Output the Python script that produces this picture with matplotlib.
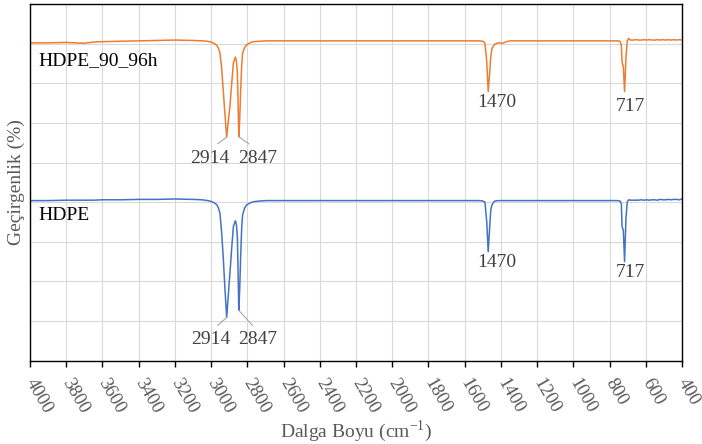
import matplotlib.pyplot as plt

# FTIR transmittance of HDPE before and after 96 h at 90 °C (aged curve shifted up by 40)
wavenumber = [
    4000, 3900, 3800, 3700, 3650, 3600, 3500, 3400, 3300, 3200, 3100, 3050,
    3020, 3000, 2985, 2969, 2960, 2951, 2942, 2933, 2924, 2914, 2905, 2896, 2886, 2877,
    2866, 2860, 2855, 2851, 2847, 2842, 2837, 2831, 2826, 2815, 2804, 2785, 2767, 2730, 2693,
    2600, 2400, 2200, 2000, 1800, 1600, 1520,
    1500, 1488, 1478, 1470, 1462, 1456, 1449, 1440, 1432, 1414, 1390, 1368, 1350,
    1200, 1000, 850, 760,
    742, 735, 731, 724, 717, 709, 702, 694, 685,
    670, 655, 640, 625, 610, 595, 580, 565, 550, 535, 520, 505, 490, 475, 460, 445, 430, 415, 400,
]

hdpe_aged = [
    80.2, 80.2, 80.3, 80.1, 80.4, 80.5, 80.6, 80.7, 80.8, 80.9, 80.8, 80.7,
    80.6, 80.4, 80.1, 79.6, 78.9, 77.6, 74.0, 68.3, 62.5, 56.4, 60.5, 64.1, 70.0, 75.1,
    76.6, 75.6, 72.6, 65.0, 56.5, 61.0, 68.0, 74.5, 77.6, 79.0, 79.7, 80.2, 80.5, 80.6, 80.7,
    80.7, 80.7, 80.7, 80.7, 80.7, 80.7, 80.7,
    80.6, 80.1, 75.5, 67.9, 72.5, 76.7, 78.8, 79.5, 79.9, 80.2, 80.1, 80.5, 80.7,
    80.7, 80.7, 80.7, 80.7,
    80.6, 79.6, 75.4, 74.2, 67.9, 76.7, 80.7, 81.3, 80.9,
    80.9, 81.0, 80.9, 80.9, 81.0, 80.9, 81.0, 80.9, 80.9, 81.0, 80.9, 81.0, 80.9, 81.0, 80.9, 81.0, 80.9, 81.0, 80.9,
]

hdpe = [
    40.4, 40.4, 40.5, 40.5, 40.5, 40.6, 40.6, 40.7, 40.7, 40.8, 40.7, 40.6,
    40.4, 40.2, 39.9, 39.4, 38.6, 37.2, 32.5, 26.2, 18.5, 10.9, 16.5, 22.1, 28.5, 33.8,
    35.3, 34.3, 31.3, 22.5, 12.7, 18.0, 26.0, 33.5, 36.8, 38.5, 39.3, 39.8, 40.1, 40.3, 40.4,
    40.4, 40.4, 40.4, 40.4, 40.4, 40.4, 40.4,
    40.3, 40.0, 35.0, 27.5, 33.5, 38.0, 39.3, 40.0, 40.3, 40.4, 40.4, 40.4, 40.4,
    40.4, 40.4, 40.4, 40.4,
    40.3, 39.6, 33.8, 33.0, 25.0, 36.3, 40.1, 40.6, 40.5,
    40.5, 40.5, 40.5, 40.6, 40.5, 40.6, 40.5, 40.6, 40.6, 40.5, 40.7, 40.6, 40.6, 40.7, 40.6, 40.7, 40.7, 40.6, 40.8,
]

peaks = [2914, 2847, 1470, 717]
tick_values = list(range(4000, 399, -200))
tick_labels = [str(v) for v in tick_values]

plt.rcParams['font.family'] = ['Liberation Serif', 'DejaVu Serif']
plt.rcParams['mathtext.fontset'] = 'custom'
plt.rcParams['mathtext.rm'] = 'Liberation Serif'

fig, ax = plt.subplots(figsize=(7.02, 4.44), dpi=100)
fig.subplots_adjust(left=0.0427, right=0.9715, bottom=0.1876, top=0.991)

ax.plot(wavenumber, hdpe, color='#4472C4', lw=1.1)
ax.plot(wavenumber, hdpe_aged, color='#ED7D31', lw=1.1)

ax.set_xlim(4000, 400)
ax.set_ylim(0, 90)
ax.set_xticks(tick_values)
ax.set_xticklabels(tick_labels)
ax.set_yticks(range(0, 91, 10))
ax.set_yticklabels([])
ax.tick_params(axis='y', length=0)
ax.tick_params(axis='x', length=4, width=1, color='black', labelcolor='#595959',
               labelsize=13.5, pad=10)
plt.setp(ax.get_xticklabels(), rotation=-60, ha='left', va='center', rotation_mode='anchor')
ax.grid(color='#d9d9d9', lw=0.8)
ax.set_axisbelow(True)
for side in ax.spines.values():
    side.set_color('black')
    side.set_linewidth(1)

ax.set_xlabel(r'Dalga Boyu (cm$^{\mathregular{-1}}$)', fontsize=14, color='#595959', labelpad=1)
ax.set_ylabel('Geçirgenlik (%)', fontsize=14, color='#595959', labelpad=0)

ax.text(0.0127, 0.830, 'HDPE_90_96h', transform=ax.transAxes, fontsize=14, va='baseline')
ax.text(0.0127, 0.394, 'HDPE', transform=ax.transAxes, fontsize=14, va='baseline')

# peak labels, offsets in points below each minimum
aged_offsets = {2914: (-12, -18.3), 2847: (13.4, -18.7), 1470: (6.2, -11.2), 717: (4.4, -13.7)}
base_offsets = {2914: (-11.3, -19.2), 2847: (13.7, -24.5), 1470: (6.2, -11.2), 717: (4.4, -11.2)}

for series, offsets in [(hdpe_aged, aged_offsets), (hdpe, base_offsets)]:
    for p in peaks:
        y = series[wavenumber.index(p)]
        lead = None
        if p in (2914, 2847):
            lead = dict(arrowstyle='-', color='#a6a6a6', lw=0.8, shrinkA=0, shrinkB=0,
                        relpos=(0.5, 1))
        ax.annotate(str(p), xy=(p, y), xytext=offsets[p], textcoords='offset points',
                    ha='center', va='baseline', fontsize=14, color='#404040',
                    arrowprops=lead,
                    bbox=dict(boxstyle='square,pad=0.3', fc='none', ec='none'))

fig.savefig('out.png', dpi=100)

*SHORT TASK*:
In the data above, please extract the lines from the first one through the line with "import matplotlib.pyplot as plt", exactly, and keep pictures out.

*FINAL RESULT*:
Output the Python script that produces this picture with matplotlib.
import matplotlib.pyplot as plt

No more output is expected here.